I am in heaven with the abundance of fresh fruit and veggies. Consumers might frown or be a bit flippant with regards to the 100-mile diet, but nothing tastes and looks better than produce that is hauled over a short distance. I have supported buying local long before any locavore awareness campaign began. It’s one of the reasons I started this blog 7 years ago.
Makes 12 patties
inspired by Kalofagas
2 lbs. ripe cherry tomatoes
4 cloves of garlic, skins on
4 scallions, chopped
1 cup self-raising flour
1 baked potato, mashed
1/2 cup chopped fresh mint
1/2 cup chopped fresh parsley
1/4 cup chopped fresh basil
fresh ground pepper to taste
1 egg
crumbled Greek feta, to taste
vegetable oil for frying
Preheat oven to 400f.

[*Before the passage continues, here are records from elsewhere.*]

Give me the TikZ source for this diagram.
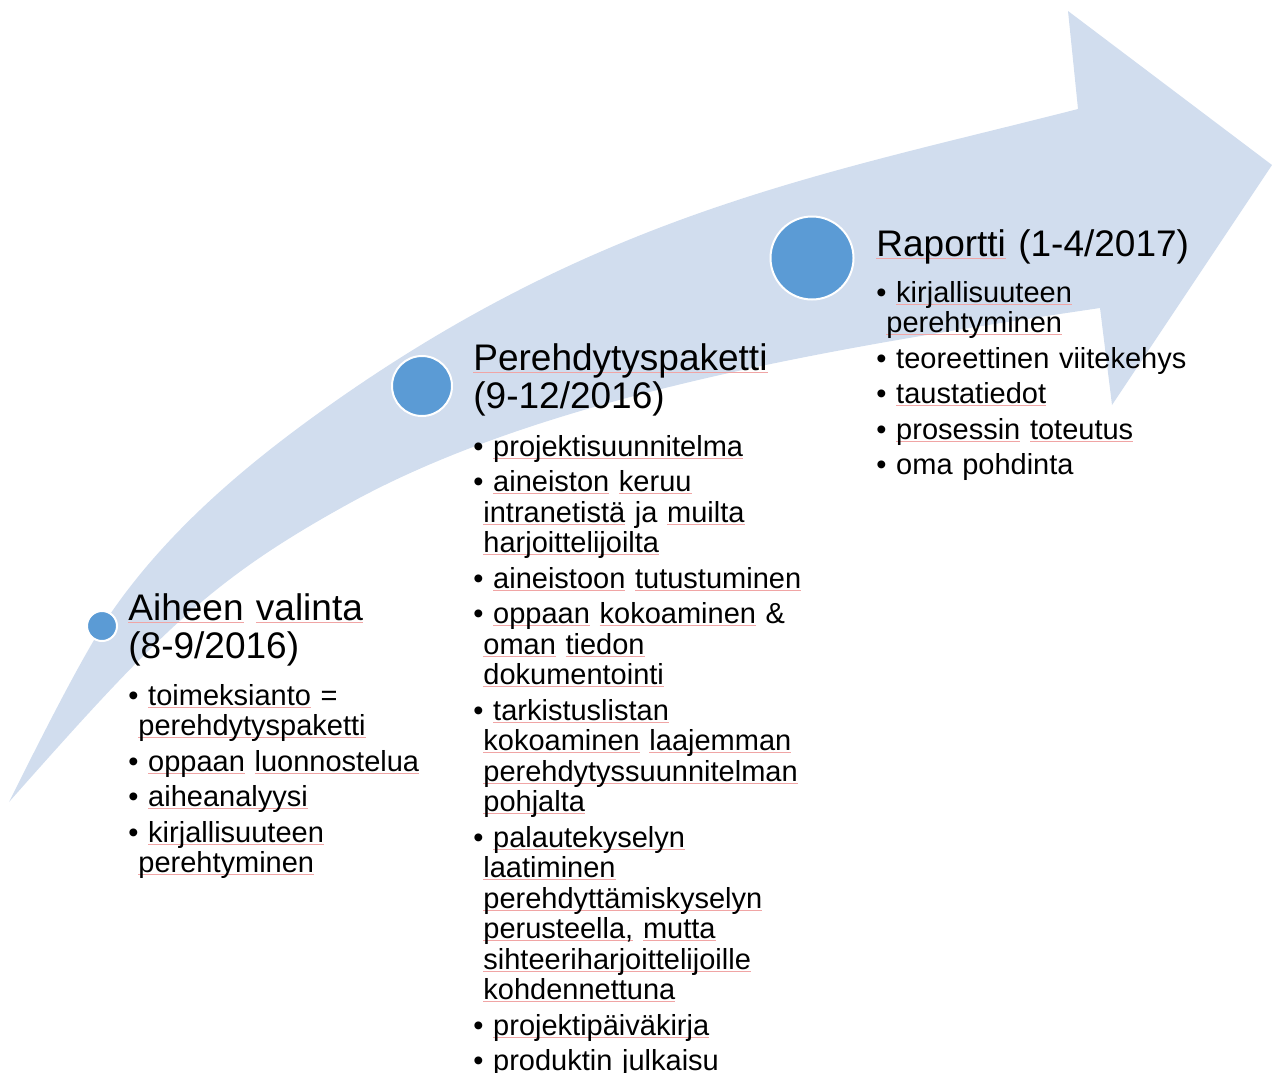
\documentclass[tikz,border=0pt]{standalone}
\usepackage{fontspec}
\setmainfont{Liberation Sans}
\definecolor{arrowfill}{RGB}{209,221,238}
\definecolor{dotfill}{RGB}{91,155,213}
\definecolor{squig}{RGB}{240,165,165}
\newsavebox\sqbox
\newcommand\sq[1]{\leavevmode\sbox\sqbox{#1}\rlap{\textcolor{squig}{\rule[-1.3pt]{\wd\sqbox}{0.5pt}}}\usebox\sqbox}
\newcommand\itm[1]{\hangindent=5pt\hangafter=1\relax\leavevmode •\ #1\par}
\tikzset{
  dot/.style={circle, fill=dotfill, draw=white, line width=1pt, inner sep=0pt},
  ttl/.style={inner sep=0pt, anchor=base west, align=left, text width=200pt,
    font=\fontsize{18.5pt}{19pt}\selectfont},
  lst/.style={inner sep=0pt, anchor=base west, align=left, text width=185pt,
    font=\fontsize{14.5pt}{15.25pt}\selectfont}
}
\begin{document}
\begin{tikzpicture}[x=0.5pt,y=-0.5pt]
\useasboundingbox (0,0) rectangle (1272,1072);
% curved arrow
\fill[arrowfill] (9,802) .. controls (40,740) and (85,650) .. (113,610)
  .. controls (173,524) and (257,456) .. (337,400)
  .. controls (607,211) and (828,173) .. (1078,109)
  -- (1068,11) -- (1272,165) -- (1112,405) -- (1100,308)
  .. controls (850,345) and (550,393) .. (350,503)
  .. controls (210,580) and (159,632.5) .. (9,802) -- cycle;
% milestones
\node[dot, minimum size=15pt] (c1) at (102,626) {};
\node[dot, minimum size=30pt] (c2) at (422,386) {};
\node[dot, minimum size=41.5pt] (c3) at (812,258) {};
% column 1
\node[ttl] (t1) at (128,620) {\sq{Aiheen} \sq{valinta}\\(8-9/2016)};
\node[lst] (l1) at (128,705) {\setlength{\parskip}{2.5pt}%
\itm{\sq{toimeksianto} =\newline\sq{perehdytyspaketti}}
\itm{\sq{oppaan} \sq{luonnostelua}}
\itm{\sq{aiheanalyysi}}
\itm{\sq{kirjallisuuteen}\newline\sq{perehtyminen}}};
% column 2
\node[ttl] (t2) at (473,370) {\sq{Perehdytyspaketti}\\(9-12/2016)};
\node[lst] (l2) at (473,456) {\setlength{\parskip}{2.5pt}%
\itm{\sq{projektisuunnitelma}}
\itm{\sq{aineiston} \sq{keruu}\newline\sq{intranetistä} ja \sq{muilta}\newline\sq{harjoittelijoilta}}
\itm{\sq{aineistoon} \sq{tutustuminen}}
\itm{\sq{oppaan} \sq{kokoaminen} \&\newline\sq{oman} \sq{tiedon}\newline\sq{dokumentointi}}
\itm{\sq{tarkistuslistan}\newline\sq{kokoaminen} \sq{laajemman}\newline\sq{perehdytyssuunnitelman}\newline\sq{pohjalta}}
\itm{\sq{palautekyselyn}\newline\sq{laatiminen}\newline\sq{perehdyttämiskyselyn}\newline\sq{perusteella,} \sq{mutta}\newline\sq{sihteeriharjoittelijoille}\newline\sq{kohdennettuna}}
\itm{\sq{projektipäiväkirja}}
\itm{produktin julkaisu}};
% column 3
\node[ttl] (t3) at (876,256) {\sq{Raportti} (1-4/2017)};
\node[lst] (l3) at (876,302) {\setlength{\parskip}{2.5pt}%
\itm{\sq{kirjallisuuteen}\newline\sq{perehtyminen}}
\itm{teoreettinen viitekehys}
\itm{\sq{taustatiedot}}
\itm{\sq{prosessin} \sq{toteutus}}
\itm{oma pohdinta}};
\end{tikzpicture}
\end{document}
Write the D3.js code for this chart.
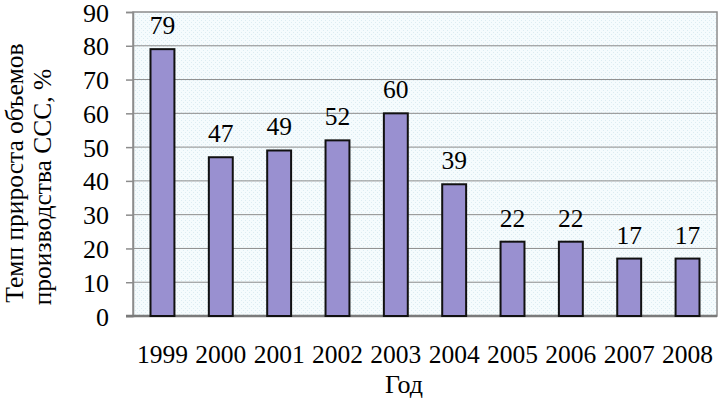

In a bowl, toss the cherry tomatoes with a splash of olive oil, salt, pepper and garlic. Pour onto a lined cookie sheet and roast 15 to 20 minutes or until tomatoes are slightly shriveled. Remove from oven and cool to room temperature. Add roasted tomatoes to a large bowl. Remove skins from garlic and add to the mashed potato. Combine mashed potato with the tomatoes. In a frying pan, sauté the chopped scallions in a tablespoon of olive oil and cook until translucent. Allow to cool and add to the bowl with the tomatoes. Add the flour, egg and herbs and black pepper to the tomato mixture and combine. The mixture will be soft and a bit wet. If needed, add a bit more flour for binding.
The Culinary Chase’s Note: These Greek-style fritters were so good! Make sure the tomatoes are relatively dry otherwise the mixture will end up being too wet. Serve these with a dip mixture of Greek yogurt, lemon juice and zest, salt and pepper and minced garlic. Enjoy!